The 2018 conference theme – Crosscurrents: Clay and Culture – will explore sources of inspiration that influence and impact work in ceramics today. The Standard exhibitions will address this theme. Over the next several months, we will feature stories about these artists and their shows here on our website. Visit us often to read about this exciting event.
The ceramic arts, along with most visual arts, tend to be a solitary pursuit – one artist giving form to a personal creative idea. Collaboration is not the hallmark of potters. For artists Kelly and Kyle Phelps, twin brothers whose lifelong alliance has carried them along parallel paths, working independently makes no sense. These Ohio artists will bring their representations of industrial workers to Standard Ceramic’s production facility-turned art gallery for the NCECA Exhibits.
The Phelps brothers’ interest in America’s working-class heritage has its origins in their Indiana childhood. Kelly says, “Our father was the stereotypical company man. He worked at the Firestone plant in New Castle, Indiana for twenty years. That plant closed, and he moved on to Chrysler for another two decades. He drove a Chrysler vehicle. Trains carrying Chrysler products passed by our backyard five times a day.” The twins recall their father constantly “tinkering’ with his hands. They inhabited a world where people worked with their hands and solved problems with their hands. Their mother operated a home-based upholstery business.
As children, Kelly and Kyle shared their parent’s fascination with the things you can do with your hands. They recall, “We were always reconfiguring our toys. We would have an idea and then go about making it.” This creative activity extended into art materials, especially clay. Kelly says, “Clay is the perfect material for creating something magical. I always tell my students that clay is the cheapest form of magic you’ll ever meet.”
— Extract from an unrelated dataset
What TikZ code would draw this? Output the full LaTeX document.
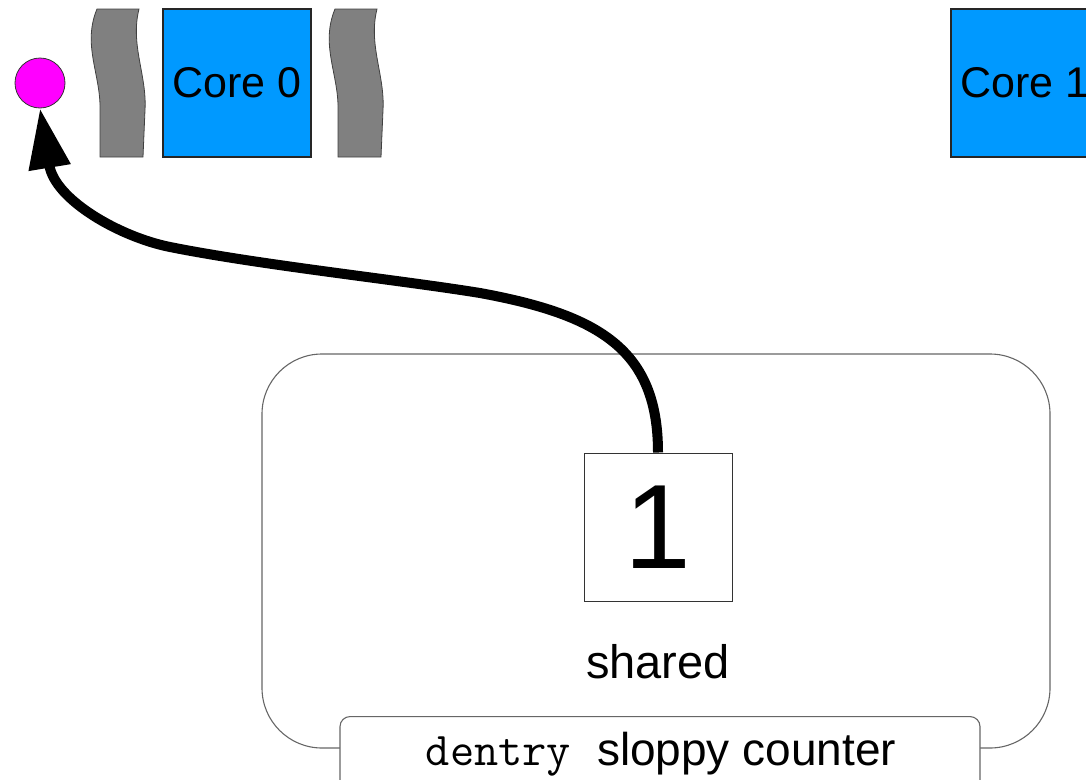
\documentclass[tikz,border=0pt]{standalone}
\usepackage{fontspec}
\setmainfont{Liberation Sans}
\usetikzlibrary{arrows.meta}
\definecolor{coreblue}{RGB}{0,153,255}
\definecolor{wavegray}{RGB}{128,128,128}
\definecolor{dotmagenta}{RGB}{255,0,255}
\tikzset{
  corebox/.style={draw=black!85, line width=1.2pt, fill=coreblue, minimum width=148pt, minimum height=148pt, inner sep=0pt, font=\fontsize{43}{50}\selectfont},
  wave/.style={fill=wavegray, draw=black!75, line width=0.8pt},
  plainbox/.style={draw=black!80, line width=1pt, fill=white, minimum width=148pt, minimum height=148pt, inner sep=0pt},
  outline/.style={draw=black!60, line width=1.1pt, rounded corners=60pt, minimum width=788pt, minimum height=394pt, inner sep=0pt},
  tagbox/.style={draw=black!60, line width=1.1pt, fill=white, rounded corners=10pt, minimum width=640pt, minimum height=100pt, inner sep=0pt},
  bigarrow/.style={line width=10pt, -{Triangle[length=60pt,width=40pt]}},
}
\newcommand\mywaveshape{%
  \path[wave] (97,9) -- (139,9) .. controls (130,45) and (147,75) .. (145,110)
    -- (143,157) -- (100,157) -- (100,110) .. controls (101,75) and (82,45) .. (97,9) -- cycle;%
}
\begin{document}
\begin{tikzpicture}[x=1pt,y=-1pt]
\useasboundingbox (0,0) rectangle (1086,779);
\clip (0,0) rectangle (1086,779);

% top row
\node[circle, draw=black!80, line width=0.8pt, fill=dotmagenta, minimum size=50pt, inner sep=0pt] (dot) at (40,83) {};
\mywaveshape
\begin{scope}[xshift=238pt]
\mywaveshape
\end{scope}
\node[corebox] (core0) at (237,83) {Core 0};
\node[corebox] (core1) at (1025,83) {Core 1};

% counter
\node[outline] (counter) at (656,551) {};
\node[tagbox, anchor=north] (tag) at (660,716) {};
\node[anchor=base, inner sep=0pt] (tagtext) at (661,765)
  {{\fontsize{47}{56}\selectfont\ttfamily dentry}\hspace{26pt}{\fontsize{46}{56}\selectfont sloppy counter}};
\node[plainbox, font=\fontsize{120}{130}\selectfont] (one) at (658,527) {1};
\node[inner sep=0pt, font=\fontsize{47}{56}\selectfont] (shared) at (658,662) {shared};

% arrow
\draw[bigarrow] (one.north) .. controls (658,350) and (600,315) .. (480,293)
  .. controls (400,280) and (260,265) .. (170,247)
  .. controls (120,237) and (55,200) .. (dot.south);
\end{tikzpicture}
\end{document}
The two brothers, who were so inseparable that they posed for their school picture in the same frame, went on to college together at Ball State University, each earning a B.F.A. Together, they went on to earn M.F.A.s in Ceramics and Sculpture at the University of Kentucky in 2000. They pursued careers in academia in 2001, initially at the University of Dayton. Kyle had an interview for a position there and Kelly decided to go along for a “practice run” for when he had his own interview. “They would ask Kyle a question, and I’d chime in, saying, ‘We know how to do that!’ By the time the interview was over, they created another position and hired us both!” Kyle has remained at University of Dayton in Dayton, OH, where he is now a Full Professor in the Department of Art and Design, while Kelly took a position at Xavier University in Cincinnati, Ohio in 2003, where he is now a Full Professor and Chair of the Art Department. They share a studio in Kyle’s suburban Centerville home and work jointly on their pieces. Their lives are melded, both driving the same model, year, and color of Jeeps. They continue to dress the same. They function as one unit and their art is created by that unit.
For many years, their objective has been to do research and produce work about the plight of the blue-collar worker in the United States. They continue to explore this subject and have created a collection of narrative pieces that incorporate salvaged material from industrial sites. They explain: “There are derelict industrial sites all over the Midwest – coal mines, steel mills, textile mills. We take remains from these industrial sites and juxtapose them into narrative sculptures that represent the industries from which the artifacts come.” The pieces depict workers at their skills in their environments and at leisure. Kyle says, “Although our work recalls our childhood and parents, it goes beyond that. It acknowledges all workers, people who used their hands, both in skilled and unskilled ways, to create a world that is now gone.”
The NCECA exhibit will be aptly placed in Standard’s production facility. The pallets of boxed clay that normally fill the space will be left in place, serving as pedestals for the Phelps works. Kelly says, “It is so appropriate that these pieces will be shown in a “working class” environment – a gritty, messy warehouse where work is done.” Visitors will be reminded of the essential work of the human hand, not only in working with clay but in doing the work that benefits our world.